BIOGRAPHIES
Doug Laughlin
Doug Laughlin combines a passion for the outdoors and for serving it and fellow outdoorsmen and women. An accomplished diver, he has been instrumental in saving California abalone and salmon. His videos of the outdoors have won acclaim and awards.
Doug Laughlin
Love of and Service to California’s outdoors.
Doug Laughlin’s life, from child to senior, has been shaped by his love of and service to the outdoors.
From an early age, Laughlin knew the outdoors would be his life. He became an avid outdoorsman as an Eagle Scout, providing ethics that drove his life in the outdoors as a diver, boater, fisherman and volunteer.
He became a world-class diver who devoted his skills to saving California aquatic species and helping others. As a scuba diver, Laughlin was perhaps most widely known as the guy who developed a skill to remove barnacles, mussels, slime and hard scale from ocean-going hulls. For over 20 years, he provided that service to hundreds of boat owners.
An accomplished boater and repairman, an angler with the skill to fish for all marine species including salmon, halibut and tuna, Laughlin was equally at ease on lakes and streams as on sea and shore, casting for anything that swims. Whether he is sport snorkeling for abalone or setting traps for Dungeness crab, Laughlin is a master sportsman.
Adept at underwater photography, Laughlin was hired by renowned cinematographer Al Giddings to capture a whale shark in action. Later hired by ABC and KGO television, he became a filmmaker on all levels of stories, including news, sports and special events. He won a series of Emmys and is revered as one of America’s best outdoor videographers. In his own words, “As a videographer, the camera is a very powerful tool that offers viewers a glimpse into our amazing environment.”
Laughlin dove for abalone for 50 years, always snorkeling in search of giants. Barring bad weather, he never missed an opener for Dungeness crab. His biggest tuna weighed 155 pounds, and he participated in 20 straight salmon openers, taking more than 500 people out for salmon while declaring, “Unless the ocean is nasty, we’re going.”
As a volunteer diver at Steinhart Aquarium of the California Academy of Sciences, Laughlin maintained three large aquarium tanks, often connecting with different fish species and many in the public viewing him.

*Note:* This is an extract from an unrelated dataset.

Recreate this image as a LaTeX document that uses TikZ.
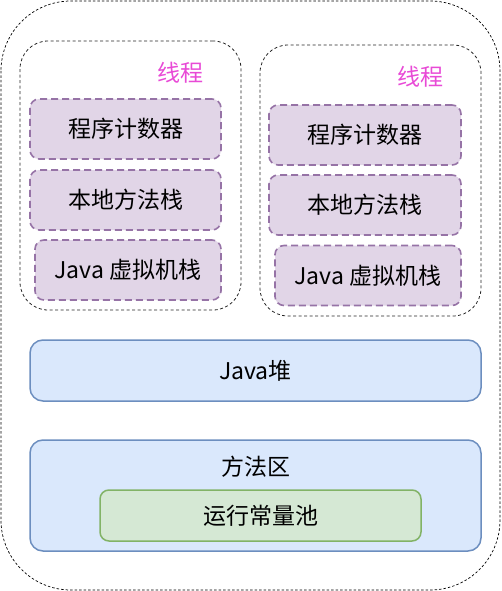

He was a volunteer with the California Department of Fish and Wildlife, supporting marine enforcement, marine research activities, waterfowl hunter checkpoint stations, kids fishing events, state lands improvement projects, creel surveys, abalone checkpoints, stream bed classification, hatchery fin clipping, outreach festivals, game warden “grizzly support” and many administrative duties. As an abalone diver, Laughlin served on CDFW’s recreational abalone advisory committee (RAAC), and represents California’s sport abalone diving interests.
He was well known as a Board member of the Coastside Fishing Club, based out of Pillar Point Harbor on the San Mateo County Coast and helped craft the group’s 15-year+ chinook salmon net pen acclimation program, where roughly 750,000 salmon each year - totaling more than eight million salmon - have been protected in a net pen, fed and acclimated to saltwater before being released. Millions of fish have thus been saved from water pumps, diversions and predators.
Laughlin helped establish and operate countless fishing derbies, veterans fishing and crabbing events, disabled kids fishing events, family fishing events, outreach at fairs and fishing festivals, and hatchery vaccinations. He was selected to participate in the Whale Safe Fisheries (Whale Entanglement Working Group), helping to set recreational salmon fishing seasons by the Pacific Fishery Management Council and negotiating seasons, gear restrictions, depth limits and other regulatory changes by CDFW for our ocean fisheries. And, he continues to mentor Scouts in their quests to climb the ladder of scouting and become Eagle Scouts.
Every organization needs an ethics-guided hero behind the scenes who can master details, results, schedules and team work. For many in California’s outdoors, that person was Doug Laughlin.